• _WHAT YOU NEED TO DO_:
All of the listing below must be repeated word for word. Pictures are the only thing to omit.

• _RAW DATA_:
════════════════════

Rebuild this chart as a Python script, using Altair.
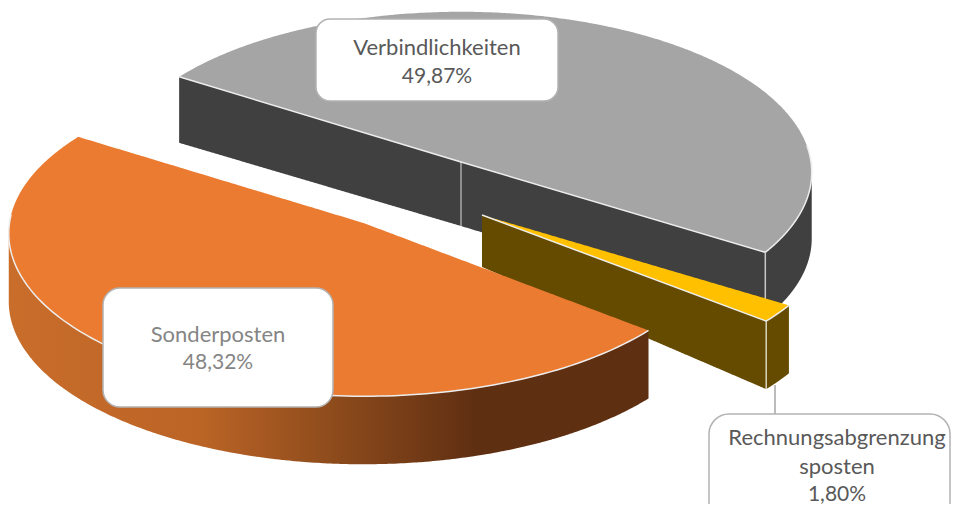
import altair as alt
import numpy as np
import pandas as pd

# ---- values ----
names = ["Verbindlichkeiten", "Rechnungsabgrenzung", "Sonderposten"]
shares = [49.87, 1.80, 48.32]
label_lines = [["Verbindlichkeiten"], ["Rechnungsabgrenzung", "sposten"], ["Sonderposten"]]

# ---- 3-D pie layout ----
START = 33.0 - 49.87 * 3.6
CENTERS = {"v": (461, 162), "r": (482, 215), "s": (363.5, 223)}
RAD_A = {"v": 350, "r": 353, "s": 354}
RAD_B = {"v": 160, "r": 160, "s": 162}
PERSP = 0.065
DEPTH_C = {"v": 64, "r": 52, "s": 68}
DEPTH_R = {"v": 66, "r": 68, "s": 68}

W, H = 943, 496
xs = alt.Scale(domain=[8, 8 + W], nice=False, zero=False)
ys = alt.Scale(domain=[8 + H, 8], nice=False, zero=False)
X = lambda f: alt.X(f, type="quantitative", scale=xs, axis=None)
Y = lambda f: alt.Y(f, type="quantitative", scale=ys, axis=None)


def project(key, deg, r=1.0):
    t = np.radians(np.atleast_1d(deg))
    cx, cy = CENTERS[key]
    u, v = r * np.cos(t), r * np.sin(t)
    p = 1 / (1 - PERSP * v)
    return cx + RAD_A[key] * u * p, cy + RAD_B[key] * v * p


def depth(key, r):
    return DEPTH_C[key] + (DEPTH_R[key] - DEPTH_C[key]) * r


def band(px, py):
    """Upper and lower edge of a closed outline, for an area mark."""
    px, py = np.asarray(px, float), np.asarray(py, float)
    qx, qy = np.roll(px, -1), np.roll(py, -1)
    grid = np.unique(np.concatenate([px, np.linspace(px.min(), px.max(), 200)]))
    rows = []
    for g in grid:
        hits = []
        for a, b, c, d in zip(px, py, qx, qy):
            if min(a, c) <= g <= max(a, c):
                if a == c:
                    hits += [b, d]
                else:
                    hits.append(b + (d - b) * (g - a) / (c - a))
        rows.append((g, min(hits), max(hits)))
    return pd.DataFrame(rows, columns=["x", "y", "y2"])


def poly(px, py, fill, **kw):
    return alt.Chart(band(px, py)).mark_area(fill=fill, orient="vertical", **kw).encode(
        x=X("x"), y=Y("y"), y2=alt.Y2("y2")
    )


def top(key, a0, a1, fill):
    t = np.linspace(a0, a1, 160)
    rx, ry = project(key, t)
    cx, cy = CENTERS[key]
    return poly(np.r_[cx, rx], np.r_[cy, ry], fill)


def rim_wall(key, a0, a1, fill):
    t = np.linspace(a0, a1, 120)
    rx, ry = project(key, t)
    d = depth(key, 1)
    return poly(np.r_[rx, rx[::-1]], np.r_[ry, (ry + d)[::-1]], fill)


def cut_wall(key, a, fill):
    rx, ry = project(key, a)
    cx, cy = CENTERS[key]
    return poly([cx, rx[0], rx[0], cx],
                [cy, ry[0], ry[0] + depth(key, 1), cy + depth(key, 0)], fill)


def edge(x, y0, y1, color):
    df = pd.DataFrame({"x": [x], "y": [y0], "y2": [y1]})
    return alt.Chart(df).mark_rule(color=color, strokeWidth=1.5).encode(
        x=X("x"), y=Y("y"), y2=alt.Y2("y2")
    )


def seam(px, py, color="#ededed"):
    df = pd.DataFrame({"x": px, "y": py, "i": np.arange(len(px))})
    return alt.Chart(df).mark_line(color=color, strokeWidth=1.5).encode(
        x=X("x"), y=Y("y"), order=alt.Order("i:Q")
    )


def rim_seam(key, a0, a1):
    rx, ry = project(key, np.linspace(a0, a1, 120))
    return seam(rx, ry)


def cut_seam(key, a):
    rx, ry = project(key, a)
    cx, cy = CENTERS[key]
    return seam([cx, rx[0]], [cy, ry[0]])


a_v0 = START
a_v1 = a_v0 + shares[0] * 3.6
a_r1 = a_v1 + shares[1] * 3.6
a_s1 = a_r1 + shares[2] * 3.6

orange_side = alt.Gradient(
    gradient="linear", x1=0, x2=1, y1=0, y2=0,
    stops=[
        alt.GradientStop(color="#c96d2b", offset=0),
        alt.GradientStop(color="#bb6426", offset=0.3),
        alt.GradientStop(color="#8f4c1c", offset=0.5),
        alt.GradientStop(color="#5f2f12", offset=0.73),
        alt.GradientStop(color="#5f2f12", offset=1),
    ],
)

layers = []
# grey slice
WALL_V, WALL_R = "#404040", "#644b00"
layers += [
    rim_wall("v", a_v1, -6, WALL_V),
    cut_wall("v", a_v0, WALL_V),
    cut_wall("v", a_v1, WALL_V),
    edge(CENTERS["v"][0], CENTERS["v"][1], CENTERS["v"][1] + depth("v", 0), "#a8a8a8"),
]
rvx, rvy = project("v", a_v1)
layers += [edge(rvx[0], rvy[0], rvy[0] + depth("v", 1), "#c8c8c8")]
layers += [
    top("v", a_v0, a_v1, "#a5a5a5"),
    cut_seam("v", a_v0),
    cut_seam("v", a_v1),
    rim_seam("v", a_v1, -6),
]
# gold slice
layers += [
    cut_wall("r", a_r1, WALL_R),
    rim_wall("r", a_v1, a_r1, WALL_R),
]
rrx, rry = project("r", a_r1)
layers += [edge(rrx[0], rry[0], rry[0] + depth("r", 1), "#d8d4c0")]
layers += [top("r", a_v1, a_r1, "#ffc000"), cut_seam("r", a_r1), rim_seam("r", a_v1, a_r1)]
# orange slice
layers += [
    rim_wall("s", a_r1, 183, orange_side),
    top("s", a_r1, a_s1, "#ea7b30"),
    rim_seam("s", a_r1, 183),
]

# leader line
layers += [edge(775, 385, 414, "#a6a6a6")]

# label boxes and text
boxes = pd.DataFrame({
    "x": [316, 709, 103], "x2": [558, 950, 333],
    "y": [19, 414, 288], "y2": [101, 522, 407],
    "r": [14, 20, 17],
})
text_rows = []
text_color = ["#595959", "#595959", "#858585"]
line_y = [[48, 77], [438, 467, 495], [335, 363]]
mid_x = [437, 837, 218]
for i, (lines, val) in enumerate(zip(label_lines, shares)):
    full = lines + [f"{val:.2f}".replace(".", ",") + "%"]
    for j, (t, y) in enumerate(zip(full, line_y[i])):
        size = 21 if j == len(full) - 1 else 22
        text_rows.append({"x": mid_x[i], "y": y, "t": t, "c": text_color[i], "s": size})
labels = pd.DataFrame(text_rows)

for _, b in boxes.iterrows():
    layers.append(
        alt.Chart(pd.DataFrame([b])).mark_rect(
            fill="white", stroke="#b3b3b3", strokeWidth=1.5, cornerRadius=int(b["r"])
        ).encode(x=X("x"), x2=alt.X2("x2"), y=Y("y"), y2=alt.Y2("y2"))
    )
for (c, s), g in labels.groupby(["c", "s"]):
    layers.append(
        alt.Chart(g).mark_text(font="Lato", fontSize=int(s), color=c, baseline="middle", align="center").encode(
            x=X("x"), y=Y("y"), text="t:N"
        )
    )

chart = alt.layer(*layers).properties(
    width=W, height=H, padding=0,
    autosize=alt.AutoSizeParams(type="none"), background="white",
).configure_view(stroke=None)

chart.save("out.html", embed_options={"renderer": "svg", "actions": False})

════════════════════

• _SOLUTION FOR THIS EXERCISE_:
Rebuild this chart as a Python script, using Altair.
import altair as alt
import numpy as np
import pandas as pd

# ---- values ----
names = ["Verbindlichkeiten", "Rechnungsabgrenzung", "Sonderposten"]
shares = [49.87, 1.80, 48.32]
label_lines = [["Verbindlichkeiten"], ["Rechnungsabgrenzung", "sposten"], ["Sonderposten"]]

# ---- 3-D pie layout ----
START = 33.0 - 49.87 * 3.6
CENTERS = {"v": (461, 162), "r": (482, 215), "s": (363.5, 223)}
RAD_A = {"v": 350, "r": 353, "s": 354}
RAD_B = {"v": 160, "r": 160, "s": 162}
PERSP = 0.065
DEPTH_C = {"v": 64, "r": 52, "s": 68}
DEPTH_R = {"v": 66, "r": 68, "s": 68}

W, H = 943, 496
xs = alt.Scale(domain=[8, 8 + W], nice=False, zero=False)
ys = alt.Scale(domain=[8 + H, 8], nice=False, zero=False)
X = lambda f: alt.X(f, type="quantitative", scale=xs, axis=None)
Y = lambda f: alt.Y(f, type="quantitative", scale=ys, axis=None)


def project(key, deg, r=1.0):
    t = np.radians(np.atleast_1d(deg))
    cx, cy = CENTERS[key]
    u, v = r * np.cos(t), r * np.sin(t)
    p = 1 / (1 - PERSP * v)
    return cx + RAD_A[key] * u * p, cy + RAD_B[key] * v * p


def depth(key, r):
    return DEPTH_C[key] + (DEPTH_R[key] - DEPTH_C[key]) * r


def band(px, py):
    """Upper and lower edge of a closed outline, for an area mark."""
    px, py = np.asarray(px, float), np.asarray(py, float)
    qx, qy = np.roll(px, -1), np.roll(py, -1)
    grid = np.unique(np.concatenate([px, np.linspace(px.min(), px.max(), 200)]))
    rows = []
    for g in grid:
        hits = []
        for a, b, c, d in zip(px, py, qx, qy):
            if min(a, c) <= g <= max(a, c):
                if a == c:
                    hits += [b, d]
                else:
                    hits.append(b + (d - b) * (g - a) / (c - a))
        rows.append((g, min(hits), max(hits)))
    return pd.DataFrame(rows, columns=["x", "y", "y2"])


def poly(px, py, fill, **kw):
    return alt.Chart(band(px, py)).mark_area(fill=fill, orient="vertical", **kw).encode(
        x=X("x"), y=Y("y"), y2=alt.Y2("y2")
    )


def top(key, a0, a1, fill):
    t = np.linspace(a0, a1, 160)
    rx, ry = project(key, t)
    cx, cy = CENTERS[key]
    return poly(np.r_[cx, rx], np.r_[cy, ry], fill)


def rim_wall(key, a0, a1, fill):
    t = np.linspace(a0, a1, 120)
    rx, ry = project(key, t)
    d = depth(key, 1)
    return poly(np.r_[rx, rx[::-1]], np.r_[ry, (ry + d)[::-1]], fill)


def cut_wall(key, a, fill):
    rx, ry = project(key, a)
    cx, cy = CENTERS[key]
    return poly([cx, rx[0], rx[0], cx],
                [cy, ry[0], ry[0] + depth(key, 1), cy + depth(key, 0)], fill)


def edge(x, y0, y1, color):
    df = pd.DataFrame({"x": [x], "y": [y0], "y2": [y1]})
    return alt.Chart(df).mark_rule(color=color, strokeWidth=1.5).encode(
        x=X("x"), y=Y("y"), y2=alt.Y2("y2")
    )


def seam(px, py, color="#ededed"):
    df = pd.DataFrame({"x": px, "y": py, "i": np.arange(len(px))})
    return alt.Chart(df).mark_line(color=color, strokeWidth=1.5).encode(
        x=X("x"), y=Y("y"), order=alt.Order("i:Q")
    )


def rim_seam(key, a0, a1):
    rx, ry = project(key, np.linspace(a0, a1, 120))
    return seam(rx, ry)


def cut_seam(key, a):
    rx, ry = project(key, a)
    cx, cy = CENTERS[key]
    return seam([cx, rx[0]], [cy, ry[0]])


a_v0 = START
a_v1 = a_v0 + shares[0] * 3.6
a_r1 = a_v1 + shares[1] * 3.6
a_s1 = a_r1 + shares[2] * 3.6

orange_side = alt.Gradient(
    gradient="linear", x1=0, x2=1, y1=0, y2=0,
    stops=[
        alt.GradientStop(color="#c96d2b", offset=0),
        alt.GradientStop(color="#bb6426", offset=0.3),
        alt.GradientStop(color="#8f4c1c", offset=0.5),
        alt.GradientStop(color="#5f2f12", offset=0.73),
        alt.GradientStop(color="#5f2f12", offset=1),
    ],
)

layers = []
# grey slice
WALL_V, WALL_R = "#404040", "#644b00"
layers += [
    rim_wall("v", a_v1, -6, WALL_V),
    cut_wall("v", a_v0, WALL_V),
    cut_wall("v", a_v1, WALL_V),
    edge(CENTERS["v"][0], CENTERS["v"][1], CENTERS["v"][1] + depth("v", 0), "#a8a8a8"),
]
rvx, rvy = project("v", a_v1)
layers += [edge(rvx[0], rvy[0], rvy[0] + depth("v", 1), "#c8c8c8")]
layers += [
    top("v", a_v0, a_v1, "#a5a5a5"),
    cut_seam("v", a_v0),
    cut_seam("v", a_v1),
    rim_seam("v", a_v1, -6),
]
# gold slice
layers += [
    cut_wall("r", a_r1, WALL_R),
    rim_wall("r", a_v1, a_r1, WALL_R),
]
rrx, rry = project("r", a_r1)
layers += [edge(rrx[0], rry[0], rry[0] + depth("r", 1), "#d8d4c0")]
layers += [top("r", a_v1, a_r1, "#ffc000"), cut_seam("r", a_r1), rim_seam("r", a_v1, a_r1)]
# orange slice
layers += [
    rim_wall("s", a_r1, 183, orange_side),
    top("s", a_r1, a_s1, "#ea7b30"),
    rim_seam("s", a_r1, 183),
]

# leader line
layers += [edge(775, 385, 414, "#a6a6a6")]

# label boxes and text
boxes = pd.DataFrame({
    "x": [316, 709, 103], "x2": [558, 950, 333],
    "y": [19, 414, 288], "y2": [101, 522, 407],
    "r": [14, 20, 17],
})
text_rows = []
text_color = ["#595959", "#595959", "#858585"]
line_y = [[48, 77], [438, 467, 495], [335, 363]]
mid_x = [437, 837, 218]
for i, (lines, val) in enumerate(zip(label_lines, shares)):
    full = lines + [f"{val:.2f}".replace(".", ",") + "%"]
    for j, (t, y) in enumerate(zip(full, line_y[i])):
        size = 21 if j == len(full) - 1 else 22
        text_rows.append({"x": mid_x[i], "y": y, "t": t, "c": text_color[i], "s": size})
labels = pd.DataFrame(text_rows)

for _, b in boxes.iterrows():
    layers.append(
        alt.Chart(pd.DataFrame([b])).mark_rect(
            fill="white", stroke="#b3b3b3", strokeWidth=1.5, cornerRadius=int(b["r"])
        ).encode(x=X("x"), x2=alt.X2("x2"), y=Y("y"), y2=alt.Y2("y2"))
    )
for (c, s), g in labels.groupby(["c", "s"]):
    layers.append(
        alt.Chart(g).mark_text(font="Lato", fontSize=int(s), color=c, baseline="middle", align="center").encode(
            x=X("x"), y=Y("y"), text="t:N"
        )
    )

chart = alt.layer(*layers).properties(
    width=W, height=H, padding=0,
    autosize=alt.AutoSizeParams(type="none"), background="white",
).configure_view(stroke=None)

chart.save("out.html", embed_options={"renderer": "svg", "actions": False})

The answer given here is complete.